In Vertigo Luke and Anna are moving their houses from city to country because city life was not suitable for them. They faced so many challenges in the city like not able to overcome with memories of their son, Anna suffering from asthma, they tried different habits like bird watching, reading books and were not able to have time for each other. So, both of them decided to move to the country to overcome challenges. In chapter 3 both Luke and Anna faces a significant challenge the couple in the bushfire. This is an extremely challenging experience which triggers Luke and Anna to move forward let go of the lasting pain of their miscarriage. When Luke’s navy-ribbed sweater he wore while shattering the boy’s ashes into the ocean, is destroyed in the fire. Luke becomes upset and disappears for a long day in the bush. Although Luke “could not bear the thought that the sweater might come to harm” and he is sad that the sweater is ruined. The sweater symbolises “the boy” and horrific memories that surrounded him. However, to protect the house the sweater becomes a symbol of renewal and care of life, which helps Luke and Anna to bury their pain. The fire has reminded her of the short nature of the life, therefore, ending her presence of the boy and moving forward with family planning. Because of the extremely challenging nature of their near-death experience, both Luke and Anna are reminded of their own humanity, which leads them to change their outlook and attitudes towards future decisions. Challenges like Luke and Anna faced in their life like losing their son, and bushfire teaches us that no matter what challenge life throws at us, there is always a solution for that challenge.

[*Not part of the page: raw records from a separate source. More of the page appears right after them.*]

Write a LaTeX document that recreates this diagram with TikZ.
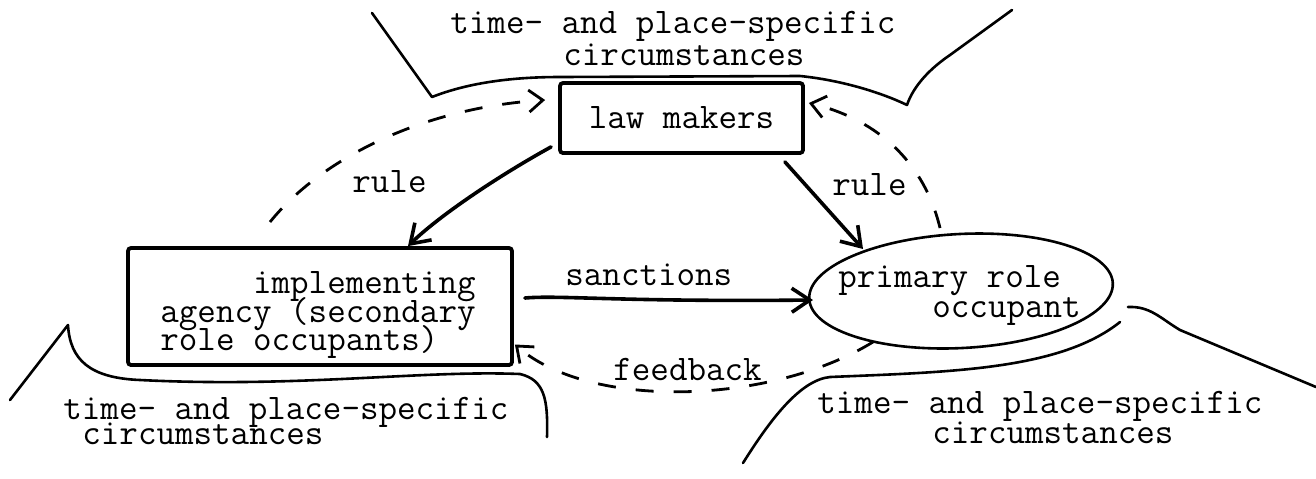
\documentclass[tikz,border=0pt]{standalone}
\usetikzlibrary{arrows.meta,shapes.geometric,calc}
\begin{document}
\begin{tikzpicture}[x=0.5pt,y=-0.5pt,
  tt/.style={font=\ttfamily\fontsize{18}{20}\selectfont},
  txt/.style={tt, inner sep=0pt, anchor=base west},
  boxnode/.style={draw, line width=1.9pt, rounded corners=1.5pt, inner sep=0pt},
  env/.style={line width=1.3pt, line cap=round, line join=round},
  arr/.style={line width=1.8pt, line cap=round, -{Straight Barb[length=9pt,width=12pt]}},
  fb/.style={line width=1.4pt, dash pattern=on 9pt off 10pt, -{Straight Barb[length=7pt,width=11pt]}}]

\useasboundingbox (0,0) rectangle (1316,478);
\fill[white] (0,0) rectangle (1316,478);

% boxes and ellipse
\node[boxnode, tt, minimum width=121.5pt, minimum height=35pt] (lm) at (681.5,118) {law makers};
\node[boxnode, minimum width=192pt, minimum height=58.5pt] (impl) at (320,306.5) {};
\node[draw, ellipse, rotate=3, line width=1.3pt, minimum width=152pt, minimum height=57pt, inner sep=0pt] (pro) at (961,291) {};

% texts
\node[txt] (top1) at (450,33) {time- and place-specific};
\node[txt] (top2) at (563,65) {circumstances};
\node[txt] (impl1) at (160,293) {\phantom{aaaaa}implementing};
\node[txt] (impl2) at (160,322) {agency (secondary};
\node[txt] (impl3) at (160,350) {role occupants)};
\node[txt] (pro1) at (838,287) {primary role};
\node[txt] (pro2) at (932,317) {occupant};
\node[txt] (rulel) at (352,192) {rule};
\node[txt] (ruler) at (832,195) {rule};
\node[txt] (sanc) at (565,285) {sanctions};
\node[txt] (feed) at (613,380) {feedback};
\node[txt] (bl1) at (63,419) {time- and place-specific};
\node[txt] (bl2) at (82,444) {circumstances};
\node[txt] (br1) at (817,413) {time- and place-specific};
\node[txt] (br2) at (932,443) {circumstances};

% circumstance boundaries
\draw[env] (372,13) -- (432,97) .. controls (470,82) and (515,77) .. (560,77) -- (800,76)
  .. controls (840,80) and (880,92) .. (907,105) .. controls (912,90) and (925,72) .. (950,55) -- (1012,10);
\draw[env] (10,400) -- (68,325) .. controls (70,360) and (90,378) .. (140,380)
  .. controls (300,388) and (420,370) .. (520,374) .. controls (545,380) and (548,400) .. (547,437);
\draw[env] (743,463) .. controls (770,420) and (800,380) .. (830,377)
  .. controls (950,372) and (1060,370) .. (1120,322);
\draw[env] (1128,307) .. controls (1150,306) and (1160,318) .. (1180,330) -- (1316,387);

% rule arrows
\draw[arr] ([shift={(-7,-8)}]lm.south west) .. controls (500,175) and (440,215) .. ([shift={(88,0)}]impl.north);
\draw[arr] ([shift={(-20,7)}]lm.south east) -- (863,249);

% sanctions
\draw[arr] ([shift={(11,-8.5)}]impl.east) .. controls (560,295) and (620,302) .. (813,300);

% feedback (dashed)
\coordinate (fbl) at (270,222);
\draw[fb] (fbl) .. controls (320,160) and (420,108) .. ([shift={(-13,-18)}]lm.west);
\draw[fb] (940,228) .. controls (925,165) and (880,120) .. ([shift={(4,-15)}]lm.east);
\draw[fb] (873,342) .. controls (770,405) and (590,410) .. ([shift={(1,38)}]impl.east);
\end{tikzpicture}
\end{document}
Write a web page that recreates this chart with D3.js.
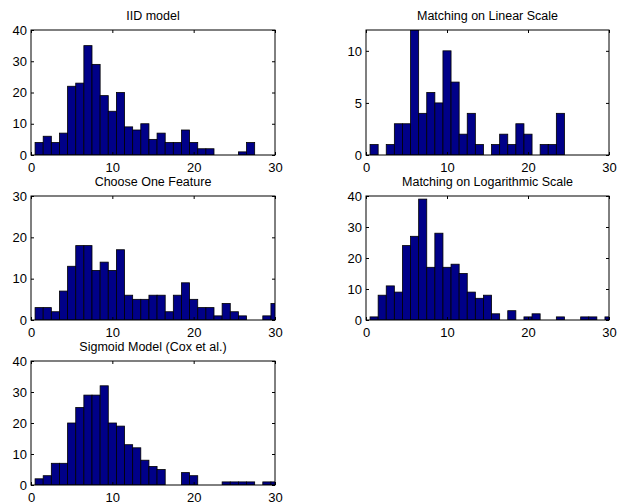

So no matter what we should never lose hope and faith in us and in people around us because they can help us in any situation because they might also have been through the same situation.

In conclusion, both Vertigo and Briar Rose show us how new experiences and telling stories allows us to overcome difficulties in our life and also makes us a new and better person in our life. Therefore, telling stories of life and experiences to others is good to bring change in ourselves and in the life of others and ourselves. Jane Yolen mentions in her novel that asking people to “talk about the past” so they can “live again in the future”.